After a few hours of PGR3 online Sunday morning, I switched over to Condemned, partially because I knew it was about four hours long and had some easy points, but mostly because I wanted to get it out of my GameFly queue. I actually put off playing Condemned for a while because I finished the first two chapters around launch, and the game just totally freaked my bean. I'm a bit of a pansy in that way--Resident Evil 4 is a game I can only play during daylight hours. I really wanted to like Condemned, but I had already gotten my fill of Monolith's spooky tricks playing F.E.A.R., and at about the halfway point I just got bored of the whole "grimy room plus crazy hobo" dynamic. Of course I did both endings, but wtfffffff is the point of having alternate endings if they aren't actually alternate?

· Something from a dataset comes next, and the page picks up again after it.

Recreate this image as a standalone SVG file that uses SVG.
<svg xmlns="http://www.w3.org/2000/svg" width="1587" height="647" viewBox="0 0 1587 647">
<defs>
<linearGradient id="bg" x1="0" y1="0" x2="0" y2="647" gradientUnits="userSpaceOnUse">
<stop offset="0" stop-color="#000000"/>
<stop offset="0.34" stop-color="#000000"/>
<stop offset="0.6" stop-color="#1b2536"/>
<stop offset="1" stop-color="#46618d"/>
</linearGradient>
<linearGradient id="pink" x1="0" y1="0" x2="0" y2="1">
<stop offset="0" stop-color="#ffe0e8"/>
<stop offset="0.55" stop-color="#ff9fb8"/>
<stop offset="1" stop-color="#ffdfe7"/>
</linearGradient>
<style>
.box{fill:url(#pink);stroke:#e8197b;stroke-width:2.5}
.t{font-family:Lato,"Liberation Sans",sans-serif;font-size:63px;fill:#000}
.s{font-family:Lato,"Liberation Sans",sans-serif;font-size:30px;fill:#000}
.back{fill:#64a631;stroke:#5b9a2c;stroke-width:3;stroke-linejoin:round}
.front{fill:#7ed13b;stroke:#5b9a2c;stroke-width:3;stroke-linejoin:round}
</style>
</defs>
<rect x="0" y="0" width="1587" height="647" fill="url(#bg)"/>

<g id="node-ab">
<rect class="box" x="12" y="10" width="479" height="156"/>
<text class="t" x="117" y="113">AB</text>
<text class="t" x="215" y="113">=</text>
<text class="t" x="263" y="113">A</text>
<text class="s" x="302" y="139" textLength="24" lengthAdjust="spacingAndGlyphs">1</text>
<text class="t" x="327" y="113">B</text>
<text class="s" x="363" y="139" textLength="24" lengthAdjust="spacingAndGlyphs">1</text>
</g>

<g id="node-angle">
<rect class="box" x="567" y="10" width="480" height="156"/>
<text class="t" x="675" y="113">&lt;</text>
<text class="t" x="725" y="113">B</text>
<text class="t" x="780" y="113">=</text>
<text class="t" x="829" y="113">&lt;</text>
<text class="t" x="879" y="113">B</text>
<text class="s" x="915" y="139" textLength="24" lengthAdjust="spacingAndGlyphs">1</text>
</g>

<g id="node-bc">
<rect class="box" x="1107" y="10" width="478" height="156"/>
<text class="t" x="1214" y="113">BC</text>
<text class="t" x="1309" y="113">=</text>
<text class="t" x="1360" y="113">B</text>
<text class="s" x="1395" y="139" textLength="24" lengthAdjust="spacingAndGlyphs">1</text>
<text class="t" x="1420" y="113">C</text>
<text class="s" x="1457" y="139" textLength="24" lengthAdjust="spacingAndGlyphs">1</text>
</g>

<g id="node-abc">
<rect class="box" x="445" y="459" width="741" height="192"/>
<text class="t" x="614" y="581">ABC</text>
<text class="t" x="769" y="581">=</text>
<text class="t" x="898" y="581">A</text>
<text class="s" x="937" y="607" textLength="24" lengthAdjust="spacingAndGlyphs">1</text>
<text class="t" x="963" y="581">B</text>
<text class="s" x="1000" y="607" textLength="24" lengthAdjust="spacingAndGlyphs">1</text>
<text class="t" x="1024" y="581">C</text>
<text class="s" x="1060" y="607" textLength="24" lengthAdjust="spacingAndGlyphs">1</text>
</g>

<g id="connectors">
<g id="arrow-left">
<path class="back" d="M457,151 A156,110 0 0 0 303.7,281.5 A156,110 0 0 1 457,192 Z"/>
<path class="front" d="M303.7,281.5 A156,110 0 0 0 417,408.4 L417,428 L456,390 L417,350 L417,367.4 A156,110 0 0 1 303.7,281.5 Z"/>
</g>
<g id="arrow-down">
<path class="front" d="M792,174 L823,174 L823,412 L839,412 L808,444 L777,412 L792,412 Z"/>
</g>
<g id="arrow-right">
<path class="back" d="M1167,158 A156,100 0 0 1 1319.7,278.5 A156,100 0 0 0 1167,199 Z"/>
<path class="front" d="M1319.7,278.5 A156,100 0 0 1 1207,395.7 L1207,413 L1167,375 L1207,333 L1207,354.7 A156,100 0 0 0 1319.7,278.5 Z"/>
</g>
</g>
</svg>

With Condemned behind me, Sunday night saw me staring down copies of DOA4 and Full Auto, not really wanting to play either, when I finally did the inevitable and put Oblivion into my 360. I actually bought Oblivion the weekend it came out and played through the tutorial snap-quick, but stopped shortly after that, knowing full well it would consume me once it really got rolling.

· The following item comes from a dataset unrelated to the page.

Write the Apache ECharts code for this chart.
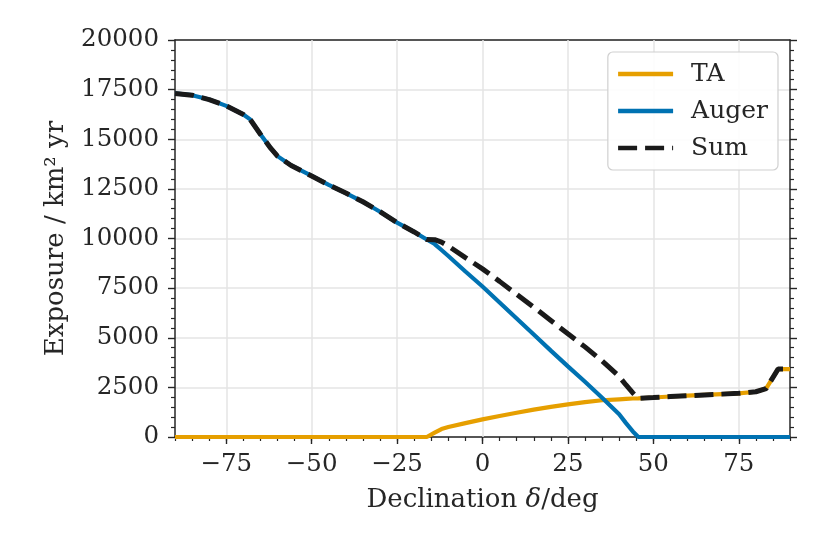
<!DOCTYPE html>
<html>
<head>
<meta charset="utf-8">
<script src="https://cdn.jsdelivr.net/npm/echarts@6/dist/echarts.min.js"></script>
<style>html,body{margin:0;padding:0;background:#fff}#c{width:830px;height:554px}</style>
</head>
<body>
<div id="c"></div>
<script>
const declination = [-90, -85, -80, -75, -70, -68, -65, -62, -60, -56, -50, -45, -40, -35, -30, -25, -20, -16.3, -14, -12, -10, -5, 0, 5, 10, 15, 20, 25, 30, 35, 40, 42, 44, 45.6, 50, 55, 60, 65, 70, 75, 80, 83, 86.5, 90];
const taValues = [0, 0, 0, 0, 0, 0, 0, 0, 0, 0, 0, 0, 0, 0, 0, 0, 0, 0, 220, 400, 500, 700, 890, 1060, 1220, 1380, 1520, 1640, 1760, 1850, 1900, 1920, 1940, 1950, 1990, 2040, 2080, 2120, 2160, 2200, 2280, 2440, 3420, 3420];
const augerValues = [17310, 17220, 17000, 16680, 16250, 16000, 15250, 14550, 14150, 13680, 13150, 12700, 12290, 11850, 11350, 10800, 10330, 9950, 9720, 9420, 9120, 8340, 7580, 6780, 5970, 5160, 4350, 3560, 2780, 1980, 1150, 700, 280, 0, 0, 0, 0, 0, 0, 0, 0, 0, 0, 0];
const sumValues = [17310, 17220, 17000, 16680, 16250, 16000, 15250, 14550, 14150, 13680, 13150, 12700, 12290, 11850, 11350, 10800, 10330, 9950, 9940, 9820, 9620, 9040, 8470, 7840, 7190, 6540, 5870, 5200, 4540, 3830, 3050, 2620, 2220, 1950, 1990, 2040, 2080, 2120, 2160, 2200, 2280, 2440, 3420, 3420];
const xTicks = [-75, -50, -25, 0, 25, 50, 75];
const yTicks = [0, 2500, 5000, 7500, 10000, 12500, 15000, 17500, 20000];

const pairs = (ys) => declination.map((x, i) => [x, ys[i]]);
const FONT = 'DejaVu Serif';
const TXT = '#262626';
const gridColor = '#e5e5e5';
const FS = 24.5;
const NS = 26;

const chart = echarts.init(document.getElementById('c'), null, {renderer: 'canvas'});
const option = {
  backgroundColor: '#fff',
  animation: false,
  grid: {left: 175, right: 40, top: 40, bottom: 117, containLabel: false},
  legend: {
    right: 52, top: 52,
    orient: 'vertical',
    backgroundColor: 'rgba(255,255,255,0.9)',
    borderColor: '#d0d0d0', borderWidth: 1.2, borderRadius: 5,
    padding: [8, 10, 8, 8],
    itemWidth: 55, itemHeight: 14, itemGap: 9,
    itemStyle: {opacity: 0},
    lineStyle: {width: 4.5},
    textStyle: {fontFamily: FONT, fontSize: 25, color: TXT, padding: [0, 0, 0, 13], lineHeight: 28},
    data: ['TA', 'Auger', 'Sum']
  },
  xAxis: [{
    type: 'value', min: -90, max: 90, interval: 5, position: 'bottom',
    axisLine: {show: true, onZero: false, lineStyle: {color: TXT, width: 1.5}},
    axisTick: {show: true, inside: false, length: 4, lineStyle: {color: TXT, width: 1.2}},
    axisLabel: {show: false},
    splitLine: {show: false}
  }, {
    type: 'value', min: -90, max: 90, interval: 5, position: 'bottom',
    axisLine: {show: false, onZero: false},
    axisTick: {show: true, inside: false, length: 7, customValues: xTicks, lineStyle: {color: TXT, width: 1.4}},
    axisLabel: {show: true, customValues: xTicks, fontFamily: FONT, fontSize: FS, color: TXT, margin: 15,
      formatter: v => String(v).replace('-', '\u2212')},
    splitLine: {show: false},
    name: 'Declination {i|\u03b4}/deg', nameLocation: 'middle', nameGap: 50,
    nameTextStyle: {fontFamily: FONT, fontSize: NS, color: TXT,
      rich: {i: {fontFamily: FONT, fontStyle: 'italic', fontSize: NS, color: TXT}}}
  }, {
    type: 'value', min: -90, max: 90, interval: 5, position: 'top',
    axisLine: {show: true, onZero: false, lineStyle: {color: TXT, width: 1.5}},
    axisTick: {show: false}, axisLabel: {show: false}, splitLine: {show: false}
  }],
  yAxis: [{
    type: 'value', min: 0, max: 20000, interval: 2500, position: 'left',
    axisLine: {show: true, onZero: false, lineStyle: {color: TXT, width: 1.5}},
    axisTick: {show: true, inside: false, length: 7, lineStyle: {color: TXT, width: 1.4}},
    minorTick: {show: true, splitNumber: 5, length: 4, lineStyle: {color: TXT, width: 1.2}},
    axisLabel: {show: true, customValues: yTicks, fontFamily: FONT, fontSize: FS, color: TXT, margin: 16,
      formatter: v => String(v)},
    splitLine: {show: true, lineStyle: {color: gridColor, width: 1.5}},
    name: 'Exposure / km\u00b2 yr', nameLocation: 'middle', nameGap: 106, nameRotate: 90,
    nameTextStyle: {fontFamily: FONT, fontSize: NS, color: TXT}
  }, {
    type: 'value', min: 0, max: 20000, interval: 2500, position: 'right',
    axisLine: {show: true, onZero: false, lineStyle: {color: TXT, width: 1.5}},
    axisTick: {show: true, inside: false, length: 7, lineStyle: {color: TXT, width: 1.4}},
    minorTick: {show: true, splitNumber: 5, length: 4, lineStyle: {color: TXT, width: 1.2}},
    axisLabel: {show: false}, splitLine: {show: false}
  }],
  series: [
    {name: 'TA', type: 'line', data: pairs(taValues), symbol: 'none', clip: false, z: 3,
     lineStyle: {color: '#E69F00', width: 4.2}, itemStyle: {color: '#E69F00'},
     markLine: {silent: true, symbol: 'none', label: {show: false}, z: 1,
       lineStyle: {color: gridColor, width: 1.5, type: 'solid'},
       data: xTicks.map(v => ({xAxis: v}))}},
    {name: 'Auger', type: 'line', data: pairs(augerValues), symbol: 'none', clip: false, z: 4,
     lineStyle: {color: '#0072B2', width: 4.2}, itemStyle: {color: '#0072B2'}},
    {name: 'Sum', type: 'line', data: pairs(sumValues), symbol: 'none', clip: false, z: 5,
     lineStyle: {color: '#1a1a1a', width: 5, type: [19, 8]}, itemStyle: {color: '#1a1a1a'}}
  ]
};
chart.setOption(option);
</script>
</body>
</html>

There's already a serious amount of editorial out there about how rude this game is, so I'm not even going to mess with it, because you should already know what's up by now. It's reminding me why I fell in love with WoW the first time through, but with really fleshed-out, interesting characters instead of some jack-ass from Skokie, IL pretending to be some mythical chick. That's right. I totally just called out Skokie. What's up?

Which puts my current points tally at 11,803. Thanks to GRAW for that goofy-ass 3 points on the end.

Revenge points update.

Before coming in to work this morning, I finally perfected the last Grand Prix event in Burnout Revenge. This puts me at 95% completion in the single-player game, with a handful of area-specific challenges and signature takedowns representing that last 5%. Worst part of all this is that I left the house this morning with 10,998 points, and being just two points short of 11,000 is making me a little crazy.